Being involved with ham radio also encouraged me to go to college and get a degree in Electrical Engineering which has provided me with a very interesting and satisfying career that has consistantly paid me well on top of being fun.
I've watched ham radio evolve over the course of almost 50 years and it's still evolving. I'm not ready to declare it a dinosaur just yet.
73 & CUL
"Do the Right Thing. It will gratify some people and astound the rest." - Mark Twain
"Do the Right Thing.
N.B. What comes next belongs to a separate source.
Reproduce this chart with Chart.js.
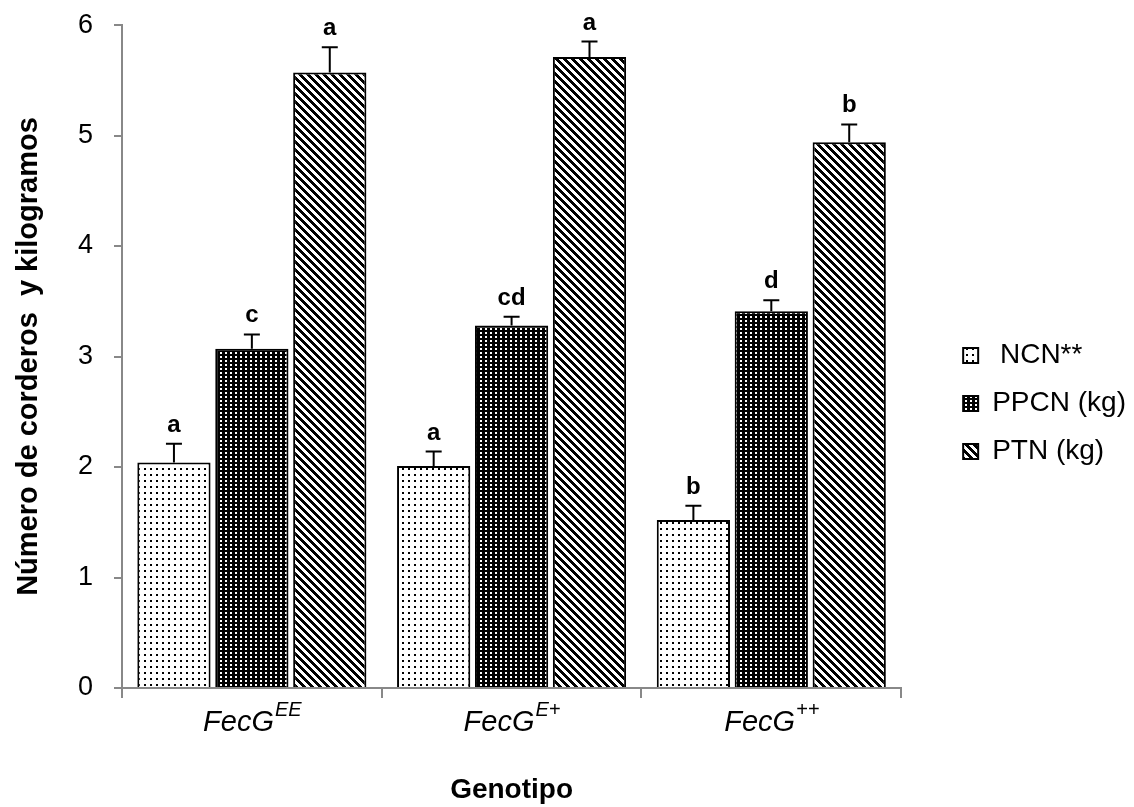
<!DOCTYPE html>
<html>
<head>
<meta charset="utf-8">
<script src="https://cdn.jsdelivr.net/npm/chart.js@4/dist/chart.umd.min.js"></script>
<style>
  body { margin: 0; background: #fff; }
  #wrap { width: 1134px; height: 807px; }
</style>
</head>
<body>
<div id="wrap"><canvas id="genoChart"></canvas></div>
<script>
// data
const genotypes = ['EE', 'E+', '++'];          // superscripts after "FecG"
const seriesNames = [' NCN**', 'PPCN (kg)', 'PTN (kg)'];
const ncn = [2.04, 2.01, 1.52];
const ppcn = [3.07, 3.28, 3.41];
const ptn = [5.57, 5.71, 4.94];
const ncnErr = [0.17, 0.13, 0.13];
const ppcnErr = [0.13, 0.08, 0.10];
const ptnErr = [0.23, 0.14, 0.16];
const ncnLetters = ['a', 'a', 'b'];
const ppcnLetters = ['c', 'cd', 'd'];
const ptnLetters = ['a', 'a', 'b'];
const yTicks = [0, 1, 2, 3, 4, 5, 6];

const FONT = 'Arial, "Liberation Sans", sans-serif';
Chart.defaults.font.family = FONT;
Chart.defaults.color = '#000';

const ctx = document.getElementById('genoChart').getContext('2d');

// small pixel tiles for the black/white fills
const makePattern = (w, h, isBlack) => {
    const c = document.createElement('canvas');
    c.width = w; c.height = h;
    const cx = c.getContext('2d');
    const img = cx.createImageData(w, h);
    for (let y = 0; y < h; y++) {
        for (let x = 0; x < w; x++) {
            const v = isBlack(x, y) ? 0 : 255;
            const i = (y * w + x) * 4;
            img.data[i] = v; img.data[i + 1] = v; img.data[i + 2] = v; img.data[i + 3] = 255;
        }
    }
    cx.putImageData(img, 0, 0);
    return ctx.createPattern(c, 'repeat');
};

const dotted = makePattern(6, 6, (x, y) => x < 2 && y < 2);
const darkGrid = makePattern(5, 4, (x, y) => !(x < 2 && y < 2));
const stripes = makePattern(8, 8, (x, y) => ((x - y + 16) % 8) < 4);

const errors = [ncnErr, ppcnErr, ptnErr];
const letters = [ncnLetters, ppcnLetters, ptnLetters];

// error bars + significance letters
const errorBarPlugin = {
    id: 'errorBars',
    afterDatasetsDraw(chart) {
        const c = chart.ctx;
        const yScale = chart.scales.y;
        c.save();
        chart.data.datasets.forEach((ds, i) => {
            const meta = chart.getDatasetMeta(i);
            meta.data.forEach((bar, j) => {
                const top = yScale.getPixelForValue(ds.data[j] + errors[i][j]);
                c.strokeStyle = '#000';
                c.lineWidth = 2;
                c.beginPath();
                c.moveTo(bar.x, bar.y);
                c.lineTo(bar.x, top);
                c.moveTo(bar.x - 8, top);
                c.lineTo(bar.x + 8, top);
                c.stroke();
                c.fillStyle = '#000';
                c.font = 'bold 24px ' + FONT;
                c.textAlign = 'center';
                c.textBaseline = 'alphabetic';
                c.fillText(letters[i][j], bar.x, top - 12);
            });
        });
        c.restore();
    }
};

// italic category labels with superscripts
const genoLabelPlugin = {
    id: 'genoLabels',
    afterDraw(chart) {
        const c = chart.ctx;
        const xScale = chart.scales.x;
        c.save();
        c.fillStyle = '#000';
        c.textAlign = 'left';
        c.textBaseline = 'alphabetic';
        genotypes.forEach((sup, i) => {
            const x = xScale.getPixelForValue(i);
            c.font = 'italic 29px ' + FONT;
            const w1 = c.measureText('FecG').width;
            c.font = 'italic 20px ' + FONT;
            const w2 = c.measureText(sup).width;
            const start = x - (w1 + w2) / 2;
            c.font = 'italic 29px ' + FONT;
            c.fillText('FecG', start, 731);
            c.font = 'italic 20px ' + FONT;
            c.fillText(sup, start + w1 + 1, 716);
        });
        c.restore();
    }
};

const mkSet = (label, data, fill) => ({
    label: label,
    data: data,
    backgroundColor: fill,
    borderColor: '#000',
    borderWidth: 2,
    categoryPercentage: 0.9,
    barPercentage: 0.94
});

new Chart(ctx, {
    type: 'bar',
    data: {
        labels: genotypes.map(g => 'FecG' + g),
        datasets: [
            mkSet(seriesNames[0], ncn, dotted),
            mkSet(seriesNames[1], ppcn, darkGrid),
            mkSet(seriesNames[2], ptn, stripes)
        ]
    },
    options: {
        responsive: true,
        maintainAspectRatio: false,
        animation: false,
        layout: { padding: { top: 0, left: 9, right: 4, bottom: 0 } },
        scales: {
            x: {
                grid: { drawOnChartArea: false, color: '#888', lineWidth: 2, tickLength: 10, offset: true },
                border: { color: '#888', width: 2 },
                ticks: { display: false },
                title: {
                    display: true,
                    text: 'Genotipo',
                    font: { size: 28, weight: 'bold' },
                    padding: { top: 0, bottom: 0 }
                },
                afterFit: s => { s.height = 119; }
            },
            y: {
                min: 0,
                max: 6,
                afterBuildTicks: s => { s.ticks = yTicks.map(v => ({ value: v })); },
                grid: { drawOnChartArea: false, color: '#888', lineWidth: 2, tickLength: 8 },
                border: { color: '#888', width: 2 },
                ticks: { font: { size: 27, lineHeight: 0.3 }, padding: 21 },
                title: {
                    display: true,
                    text: 'Número de corderos  y kilogramos',
                    font: { size: 29, weight: 'bold' },
                    padding: { top: 3, bottom: 3 }
                },
                afterFit: s => { s.width = 113; }
            },
            gap: {
                type: 'linear',
                position: 'right',
                display: true,
                grid: { display: false },
                ticks: { display: false },
                border: { display: false },
                afterFit: s => { s.width = 42; }
            }
        },
        plugins: {
            legend: {
                position: 'right',
                align: 'center',
                labels: {
                    boxWidth: 15,
                    boxHeight: 15,
                    padding: 20,
                    font: { size: 28 },
                    color: '#000'
                }
            },
            tooltip: { enabled: false }
        }
    },
    plugins: [errorBarPlugin, genoLabelPlugin]
});
</script>
</body>
</html>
It will gratify some people and astound the rest." - Mark Twain
Amplifying on why some emergency services are staying with HF and are NOT moving to the newer UHF/Microwave stuff, and why high-frequency/shortwave communications are important:
A number of services use a technique known as NVIS (Near-Vertical-Incidence-Skywave.) NVIS is basically sending your signals nearly straight up, with a well-chosen frequency that gets reflected almost straight back down by the ionosphere. These frequencies are nearly always in the HF bands (~3-30 MHz).
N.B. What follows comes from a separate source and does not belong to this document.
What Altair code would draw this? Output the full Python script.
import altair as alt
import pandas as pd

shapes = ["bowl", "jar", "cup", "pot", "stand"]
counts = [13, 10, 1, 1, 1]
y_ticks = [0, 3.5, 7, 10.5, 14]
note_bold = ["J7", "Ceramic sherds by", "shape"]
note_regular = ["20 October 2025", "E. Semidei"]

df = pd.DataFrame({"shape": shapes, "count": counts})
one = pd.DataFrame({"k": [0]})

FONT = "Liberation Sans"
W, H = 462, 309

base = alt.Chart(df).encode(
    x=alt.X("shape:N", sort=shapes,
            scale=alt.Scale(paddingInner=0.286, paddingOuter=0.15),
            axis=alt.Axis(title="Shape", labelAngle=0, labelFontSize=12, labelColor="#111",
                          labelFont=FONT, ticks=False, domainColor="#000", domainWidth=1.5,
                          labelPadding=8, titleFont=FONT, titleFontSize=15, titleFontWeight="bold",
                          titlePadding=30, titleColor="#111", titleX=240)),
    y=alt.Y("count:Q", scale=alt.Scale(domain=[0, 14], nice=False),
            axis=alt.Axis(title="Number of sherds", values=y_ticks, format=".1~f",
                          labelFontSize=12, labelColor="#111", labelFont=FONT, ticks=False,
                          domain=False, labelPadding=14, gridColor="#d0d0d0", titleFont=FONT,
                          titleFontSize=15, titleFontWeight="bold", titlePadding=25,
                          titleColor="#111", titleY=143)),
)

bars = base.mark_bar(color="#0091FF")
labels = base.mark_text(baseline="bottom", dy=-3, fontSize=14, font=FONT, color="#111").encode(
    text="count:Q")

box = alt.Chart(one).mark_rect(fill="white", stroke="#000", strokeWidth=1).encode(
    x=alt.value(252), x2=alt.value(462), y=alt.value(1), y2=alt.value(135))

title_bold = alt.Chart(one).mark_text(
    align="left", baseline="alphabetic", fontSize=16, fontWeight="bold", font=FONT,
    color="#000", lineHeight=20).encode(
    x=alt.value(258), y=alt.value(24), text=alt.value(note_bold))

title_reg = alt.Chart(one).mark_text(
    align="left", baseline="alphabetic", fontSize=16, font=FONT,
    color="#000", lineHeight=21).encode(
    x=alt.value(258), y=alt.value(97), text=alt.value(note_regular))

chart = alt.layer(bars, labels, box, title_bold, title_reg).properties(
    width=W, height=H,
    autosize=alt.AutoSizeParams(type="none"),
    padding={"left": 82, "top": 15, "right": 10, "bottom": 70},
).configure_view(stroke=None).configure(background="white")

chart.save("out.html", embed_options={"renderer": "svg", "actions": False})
This particular mode of communications is really helpful in situations where there is no infrastructure and no line of sight. A classic example is forest fires -- the fire often knocks out communications repeaters, and often mountains/hills isolate pockets of firefighters with no line of site communications; NVIS overcomes this as the signals are usually coming in from directly above. It also works well for islands or really any regional communications with limited support infrastructure.
As mentioned elsewhere, you can run pretty much any modulation scheme (digital data, voice, whatever) using NVIS. But both sides need to hear the signals, and the concern is that BPL could prevent one side (likely the home base/communications center side rather than those in the field) from being able to hear, thus preventing any useful communications.